- **GIVEN INSTRUCTION**
Take the lines from the head of the listing through the one bearing "(flat tree, Solaris" and copy them exactly, leaving every picture out.

- **PROVIDED MATERIAL**
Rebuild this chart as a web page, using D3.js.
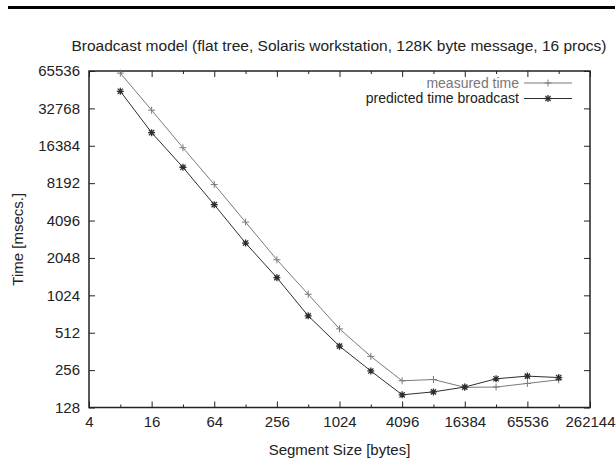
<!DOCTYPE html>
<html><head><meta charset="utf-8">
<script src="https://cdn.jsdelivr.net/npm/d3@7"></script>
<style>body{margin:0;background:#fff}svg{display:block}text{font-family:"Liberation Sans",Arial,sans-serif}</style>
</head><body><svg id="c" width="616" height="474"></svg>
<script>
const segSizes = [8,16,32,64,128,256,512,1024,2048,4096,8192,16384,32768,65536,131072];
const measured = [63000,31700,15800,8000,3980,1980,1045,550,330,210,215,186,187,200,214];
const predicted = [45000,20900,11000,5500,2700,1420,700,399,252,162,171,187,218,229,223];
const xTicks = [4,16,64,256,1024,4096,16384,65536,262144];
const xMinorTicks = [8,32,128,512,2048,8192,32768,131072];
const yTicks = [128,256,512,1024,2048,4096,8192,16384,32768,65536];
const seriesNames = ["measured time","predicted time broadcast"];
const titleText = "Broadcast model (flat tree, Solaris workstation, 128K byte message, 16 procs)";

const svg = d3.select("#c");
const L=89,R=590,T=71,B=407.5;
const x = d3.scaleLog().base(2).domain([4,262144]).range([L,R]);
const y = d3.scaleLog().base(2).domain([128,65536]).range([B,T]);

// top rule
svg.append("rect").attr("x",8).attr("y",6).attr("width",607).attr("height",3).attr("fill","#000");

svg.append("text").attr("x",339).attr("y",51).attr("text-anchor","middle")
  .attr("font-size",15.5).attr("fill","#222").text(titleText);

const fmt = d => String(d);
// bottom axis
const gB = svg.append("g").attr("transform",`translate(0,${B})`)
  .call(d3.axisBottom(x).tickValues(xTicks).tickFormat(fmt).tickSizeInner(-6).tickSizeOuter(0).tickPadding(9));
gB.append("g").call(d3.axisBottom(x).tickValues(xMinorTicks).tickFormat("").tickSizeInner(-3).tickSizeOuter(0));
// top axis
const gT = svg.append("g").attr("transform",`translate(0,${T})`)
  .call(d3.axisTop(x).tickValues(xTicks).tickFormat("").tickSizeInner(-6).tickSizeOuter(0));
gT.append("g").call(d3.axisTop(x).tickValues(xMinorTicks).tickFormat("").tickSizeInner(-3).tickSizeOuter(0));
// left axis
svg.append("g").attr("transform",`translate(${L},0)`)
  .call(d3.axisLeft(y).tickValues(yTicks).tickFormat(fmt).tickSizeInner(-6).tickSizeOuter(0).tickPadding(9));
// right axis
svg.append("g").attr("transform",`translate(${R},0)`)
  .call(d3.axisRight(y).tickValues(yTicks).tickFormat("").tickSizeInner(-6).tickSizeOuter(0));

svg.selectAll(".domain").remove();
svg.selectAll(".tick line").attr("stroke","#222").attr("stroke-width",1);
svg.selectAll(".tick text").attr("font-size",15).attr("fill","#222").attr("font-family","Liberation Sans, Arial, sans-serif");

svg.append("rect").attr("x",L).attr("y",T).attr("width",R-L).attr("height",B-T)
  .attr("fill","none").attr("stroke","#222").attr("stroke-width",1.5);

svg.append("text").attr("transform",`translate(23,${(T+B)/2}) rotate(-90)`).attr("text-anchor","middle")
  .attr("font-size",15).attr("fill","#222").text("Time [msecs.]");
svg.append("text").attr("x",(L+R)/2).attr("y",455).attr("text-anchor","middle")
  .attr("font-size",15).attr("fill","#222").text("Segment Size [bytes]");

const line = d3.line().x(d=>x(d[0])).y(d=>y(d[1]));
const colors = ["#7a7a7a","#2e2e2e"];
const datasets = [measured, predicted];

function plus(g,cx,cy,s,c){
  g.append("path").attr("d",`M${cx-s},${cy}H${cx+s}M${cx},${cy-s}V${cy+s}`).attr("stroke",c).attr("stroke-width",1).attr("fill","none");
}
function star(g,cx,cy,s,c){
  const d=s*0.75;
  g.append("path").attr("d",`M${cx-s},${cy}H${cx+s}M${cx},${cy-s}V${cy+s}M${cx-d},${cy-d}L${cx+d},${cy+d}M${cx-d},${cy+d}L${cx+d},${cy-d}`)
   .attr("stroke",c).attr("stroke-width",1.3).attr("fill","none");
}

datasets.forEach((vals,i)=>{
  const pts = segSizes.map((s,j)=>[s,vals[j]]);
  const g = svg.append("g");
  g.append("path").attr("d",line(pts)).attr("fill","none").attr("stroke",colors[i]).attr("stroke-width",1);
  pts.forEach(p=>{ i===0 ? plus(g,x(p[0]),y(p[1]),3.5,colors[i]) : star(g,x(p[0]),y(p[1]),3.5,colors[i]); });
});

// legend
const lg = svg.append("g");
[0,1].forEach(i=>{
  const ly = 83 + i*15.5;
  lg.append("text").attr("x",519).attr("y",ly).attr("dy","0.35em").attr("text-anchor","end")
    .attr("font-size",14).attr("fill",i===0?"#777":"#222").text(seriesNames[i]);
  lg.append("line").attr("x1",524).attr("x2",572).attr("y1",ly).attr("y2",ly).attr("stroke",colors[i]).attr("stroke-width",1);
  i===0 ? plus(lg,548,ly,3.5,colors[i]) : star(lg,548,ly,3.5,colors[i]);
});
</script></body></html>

- **THE COMPLETED TASK**
Rebuild this chart as a web page, using D3.js.
<!DOCTYPE html>
<html><head><meta charset="utf-8">
<script src="https://cdn.jsdelivr.net/npm/d3@7"></script>
<style>body{margin:0;background:#fff}svg{display:block}text{font-family:"Liberation Sans",Arial,sans-serif}</style>
</head><body><svg id="c" width="616" height="474"></svg>
<script>
const segSizes = [8,16,32,64,128,256,512,1024,2048,4096,8192,16384,32768,65536,131072];
const measured = [63000,31700,15800,8000,3980,1980,1045,550,330,210,215,186,187,200,214];
const predicted = [45000,20900,11000,5500,2700,1420,700,399,252,162,171,187,218,229,223];
const xTicks = [4,16,64,256,1024,4096,16384,65536,262144];
const xMinorTicks = [8,32,128,512,2048,8192,32768,131072];
const yTicks = [128,256,512,1024,2048,4096,8192,16384,32768,65536];
const seriesNames = ["measured time","predicted time broadcast"];
const titleText = "Broadcast model (flat tree, Solaris workstation, 128K byte message, 16 procs)";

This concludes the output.